[Material]
________________________________________

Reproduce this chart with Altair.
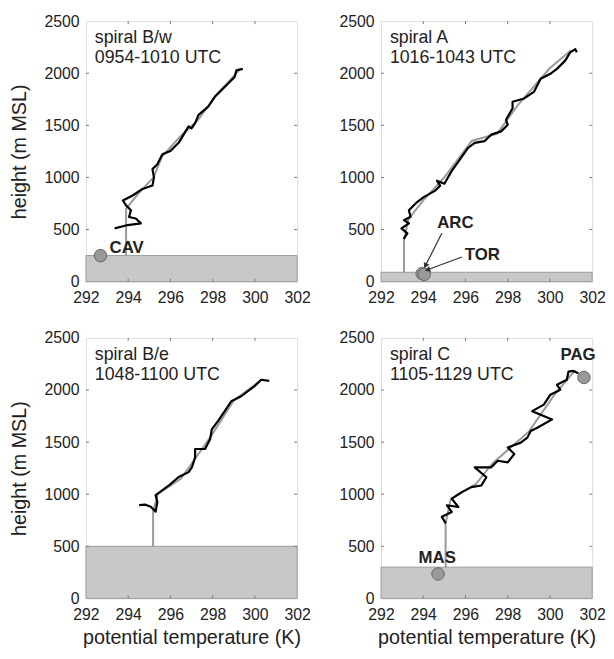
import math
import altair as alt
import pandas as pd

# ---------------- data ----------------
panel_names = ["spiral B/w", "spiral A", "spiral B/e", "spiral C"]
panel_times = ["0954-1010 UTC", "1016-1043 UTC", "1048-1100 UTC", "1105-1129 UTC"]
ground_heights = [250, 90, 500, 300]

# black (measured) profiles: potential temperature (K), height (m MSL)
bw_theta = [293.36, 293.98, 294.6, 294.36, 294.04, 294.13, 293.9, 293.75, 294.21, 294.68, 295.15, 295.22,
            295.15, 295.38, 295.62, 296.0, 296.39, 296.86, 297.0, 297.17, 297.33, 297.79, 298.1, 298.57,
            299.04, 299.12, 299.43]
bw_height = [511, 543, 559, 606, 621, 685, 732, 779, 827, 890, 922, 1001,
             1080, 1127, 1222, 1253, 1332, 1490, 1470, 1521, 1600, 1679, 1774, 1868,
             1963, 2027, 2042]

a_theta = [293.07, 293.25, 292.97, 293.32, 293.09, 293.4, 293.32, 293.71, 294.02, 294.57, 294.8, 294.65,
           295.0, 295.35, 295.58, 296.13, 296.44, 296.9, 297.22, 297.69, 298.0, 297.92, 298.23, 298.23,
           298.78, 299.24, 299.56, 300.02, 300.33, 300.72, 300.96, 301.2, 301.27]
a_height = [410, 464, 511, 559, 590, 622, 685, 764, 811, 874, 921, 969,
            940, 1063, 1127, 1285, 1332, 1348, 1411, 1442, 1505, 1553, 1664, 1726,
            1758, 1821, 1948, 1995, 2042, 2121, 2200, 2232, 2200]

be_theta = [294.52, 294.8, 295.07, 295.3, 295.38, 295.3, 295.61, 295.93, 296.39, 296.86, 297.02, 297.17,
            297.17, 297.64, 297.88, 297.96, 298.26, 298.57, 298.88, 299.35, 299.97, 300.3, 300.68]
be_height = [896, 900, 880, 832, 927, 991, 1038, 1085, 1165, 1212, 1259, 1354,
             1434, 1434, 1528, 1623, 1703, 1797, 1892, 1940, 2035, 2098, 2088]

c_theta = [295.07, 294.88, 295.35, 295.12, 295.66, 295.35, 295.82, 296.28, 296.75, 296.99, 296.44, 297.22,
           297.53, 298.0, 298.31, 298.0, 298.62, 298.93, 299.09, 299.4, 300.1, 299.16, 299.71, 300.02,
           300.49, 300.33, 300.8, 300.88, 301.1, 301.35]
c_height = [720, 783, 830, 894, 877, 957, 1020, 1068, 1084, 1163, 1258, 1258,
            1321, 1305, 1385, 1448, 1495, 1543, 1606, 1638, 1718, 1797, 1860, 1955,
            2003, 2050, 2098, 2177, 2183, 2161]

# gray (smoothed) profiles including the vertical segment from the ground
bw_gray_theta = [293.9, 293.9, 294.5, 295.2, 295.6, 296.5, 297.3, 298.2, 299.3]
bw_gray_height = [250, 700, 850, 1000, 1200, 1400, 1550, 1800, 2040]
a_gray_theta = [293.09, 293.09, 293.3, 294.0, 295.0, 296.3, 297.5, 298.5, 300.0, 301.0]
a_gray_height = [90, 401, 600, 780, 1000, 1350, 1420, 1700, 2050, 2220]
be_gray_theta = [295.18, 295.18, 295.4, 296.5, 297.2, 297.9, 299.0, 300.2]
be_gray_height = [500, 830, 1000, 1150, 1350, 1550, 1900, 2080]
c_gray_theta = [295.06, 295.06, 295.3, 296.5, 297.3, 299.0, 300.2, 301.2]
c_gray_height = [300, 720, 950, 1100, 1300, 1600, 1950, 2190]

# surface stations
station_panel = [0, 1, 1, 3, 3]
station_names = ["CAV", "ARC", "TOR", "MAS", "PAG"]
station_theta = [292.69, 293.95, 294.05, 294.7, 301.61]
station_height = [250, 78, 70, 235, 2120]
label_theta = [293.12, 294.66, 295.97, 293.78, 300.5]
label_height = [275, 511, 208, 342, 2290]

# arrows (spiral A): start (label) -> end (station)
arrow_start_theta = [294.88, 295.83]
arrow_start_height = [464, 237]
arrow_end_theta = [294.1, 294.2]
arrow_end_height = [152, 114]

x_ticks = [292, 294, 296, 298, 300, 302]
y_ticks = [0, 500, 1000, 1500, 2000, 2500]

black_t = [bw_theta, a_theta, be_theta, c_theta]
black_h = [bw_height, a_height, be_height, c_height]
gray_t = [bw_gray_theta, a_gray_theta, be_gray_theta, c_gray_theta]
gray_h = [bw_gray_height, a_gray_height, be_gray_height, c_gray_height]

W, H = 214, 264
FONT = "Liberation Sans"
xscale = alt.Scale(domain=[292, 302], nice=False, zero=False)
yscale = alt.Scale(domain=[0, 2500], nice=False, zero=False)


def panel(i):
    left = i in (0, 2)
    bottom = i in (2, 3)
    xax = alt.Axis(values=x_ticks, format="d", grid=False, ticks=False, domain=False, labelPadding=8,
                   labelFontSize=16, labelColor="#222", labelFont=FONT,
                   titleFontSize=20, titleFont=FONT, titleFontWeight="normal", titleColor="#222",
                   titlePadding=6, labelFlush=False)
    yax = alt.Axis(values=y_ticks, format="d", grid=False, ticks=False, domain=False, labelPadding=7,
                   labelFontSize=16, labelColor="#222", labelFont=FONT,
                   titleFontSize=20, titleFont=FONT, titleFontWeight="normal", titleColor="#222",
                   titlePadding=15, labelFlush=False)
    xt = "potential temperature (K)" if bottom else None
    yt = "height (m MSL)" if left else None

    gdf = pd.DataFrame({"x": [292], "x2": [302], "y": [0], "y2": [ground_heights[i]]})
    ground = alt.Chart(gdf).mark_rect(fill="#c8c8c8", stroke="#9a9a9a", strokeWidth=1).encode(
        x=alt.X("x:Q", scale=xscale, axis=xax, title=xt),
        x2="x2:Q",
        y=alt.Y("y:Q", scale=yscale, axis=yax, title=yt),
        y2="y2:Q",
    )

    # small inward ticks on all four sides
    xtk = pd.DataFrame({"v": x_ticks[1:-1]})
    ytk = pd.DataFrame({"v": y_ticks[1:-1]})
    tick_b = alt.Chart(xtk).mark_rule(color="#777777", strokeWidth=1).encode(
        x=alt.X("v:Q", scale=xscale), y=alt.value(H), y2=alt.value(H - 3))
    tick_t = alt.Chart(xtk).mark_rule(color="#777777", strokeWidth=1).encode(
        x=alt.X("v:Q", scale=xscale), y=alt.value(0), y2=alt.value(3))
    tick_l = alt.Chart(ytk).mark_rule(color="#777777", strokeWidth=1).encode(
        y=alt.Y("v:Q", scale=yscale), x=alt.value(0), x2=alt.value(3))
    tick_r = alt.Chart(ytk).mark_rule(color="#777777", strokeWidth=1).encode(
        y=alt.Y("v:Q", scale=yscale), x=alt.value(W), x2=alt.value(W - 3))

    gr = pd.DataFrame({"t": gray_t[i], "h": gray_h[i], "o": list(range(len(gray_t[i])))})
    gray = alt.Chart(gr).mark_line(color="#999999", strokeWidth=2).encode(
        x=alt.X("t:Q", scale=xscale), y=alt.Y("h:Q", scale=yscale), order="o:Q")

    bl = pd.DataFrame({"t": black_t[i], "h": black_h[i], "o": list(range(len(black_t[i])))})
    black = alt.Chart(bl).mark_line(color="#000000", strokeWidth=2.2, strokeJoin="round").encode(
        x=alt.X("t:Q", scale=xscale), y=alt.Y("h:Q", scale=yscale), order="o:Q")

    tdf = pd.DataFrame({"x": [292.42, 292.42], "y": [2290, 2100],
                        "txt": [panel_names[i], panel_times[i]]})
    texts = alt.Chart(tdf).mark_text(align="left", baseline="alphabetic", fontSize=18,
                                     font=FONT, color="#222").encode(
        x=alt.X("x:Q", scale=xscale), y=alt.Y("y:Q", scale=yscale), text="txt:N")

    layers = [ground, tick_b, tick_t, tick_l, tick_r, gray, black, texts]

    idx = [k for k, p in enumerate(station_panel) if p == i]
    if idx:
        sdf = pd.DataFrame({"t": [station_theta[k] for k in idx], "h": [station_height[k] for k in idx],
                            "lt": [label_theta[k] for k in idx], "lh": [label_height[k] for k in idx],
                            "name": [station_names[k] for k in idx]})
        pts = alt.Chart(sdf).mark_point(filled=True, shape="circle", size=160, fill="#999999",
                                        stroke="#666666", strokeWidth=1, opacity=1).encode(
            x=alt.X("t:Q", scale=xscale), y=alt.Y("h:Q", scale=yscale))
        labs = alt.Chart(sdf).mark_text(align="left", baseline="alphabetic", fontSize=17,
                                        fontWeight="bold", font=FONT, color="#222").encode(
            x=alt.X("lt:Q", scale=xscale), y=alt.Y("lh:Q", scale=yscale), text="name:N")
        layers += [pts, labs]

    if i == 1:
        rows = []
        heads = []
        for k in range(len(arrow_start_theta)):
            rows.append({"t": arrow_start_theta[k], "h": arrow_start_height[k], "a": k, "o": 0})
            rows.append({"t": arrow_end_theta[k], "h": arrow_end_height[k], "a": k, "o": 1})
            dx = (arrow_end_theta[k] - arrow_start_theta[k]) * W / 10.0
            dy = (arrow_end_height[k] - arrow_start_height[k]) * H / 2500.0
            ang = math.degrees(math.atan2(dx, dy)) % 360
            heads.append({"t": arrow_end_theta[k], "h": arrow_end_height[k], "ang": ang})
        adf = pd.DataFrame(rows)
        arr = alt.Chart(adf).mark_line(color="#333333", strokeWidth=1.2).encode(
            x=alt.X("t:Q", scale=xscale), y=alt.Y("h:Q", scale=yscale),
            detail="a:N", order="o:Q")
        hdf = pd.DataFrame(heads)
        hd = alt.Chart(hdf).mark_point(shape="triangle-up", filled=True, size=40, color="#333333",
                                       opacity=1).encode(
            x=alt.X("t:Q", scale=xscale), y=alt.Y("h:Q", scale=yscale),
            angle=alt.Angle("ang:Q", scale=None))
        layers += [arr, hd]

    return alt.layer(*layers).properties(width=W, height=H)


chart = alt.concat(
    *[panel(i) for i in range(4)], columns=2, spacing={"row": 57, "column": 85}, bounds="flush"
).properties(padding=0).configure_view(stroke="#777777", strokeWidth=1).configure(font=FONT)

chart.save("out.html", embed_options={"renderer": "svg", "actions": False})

________________________________________

[Directions] Give again exactly the lines running from the beginning of the material above through the line that contains "1963, 2027, 2042]", and leave out every picture.

[Finished exercise]
Reproduce this chart with Altair.
import math
import altair as alt
import pandas as pd

# ---------------- data ----------------
panel_names = ["spiral B/w", "spiral A", "spiral B/e", "spiral C"]
panel_times = ["0954-1010 UTC", "1016-1043 UTC", "1048-1100 UTC", "1105-1129 UTC"]
ground_heights = [250, 90, 500, 300]

# black (measured) profiles: potential temperature (K), height (m MSL)
bw_theta = [293.36, 293.98, 294.6, 294.36, 294.04, 294.13, 293.9, 293.75, 294.21, 294.68, 295.15, 295.22,
            295.15, 295.38, 295.62, 296.0, 296.39, 296.86, 297.0, 297.17, 297.33, 297.79, 298.1, 298.57,
            299.04, 299.12, 299.43]
bw_height = [511, 543, 559, 606, 621, 685, 732, 779, 827, 890, 922, 1001,
             1080, 1127, 1222, 1253, 1332, 1490, 1470, 1521, 1600, 1679, 1774, 1868,
             1963, 2027, 2042]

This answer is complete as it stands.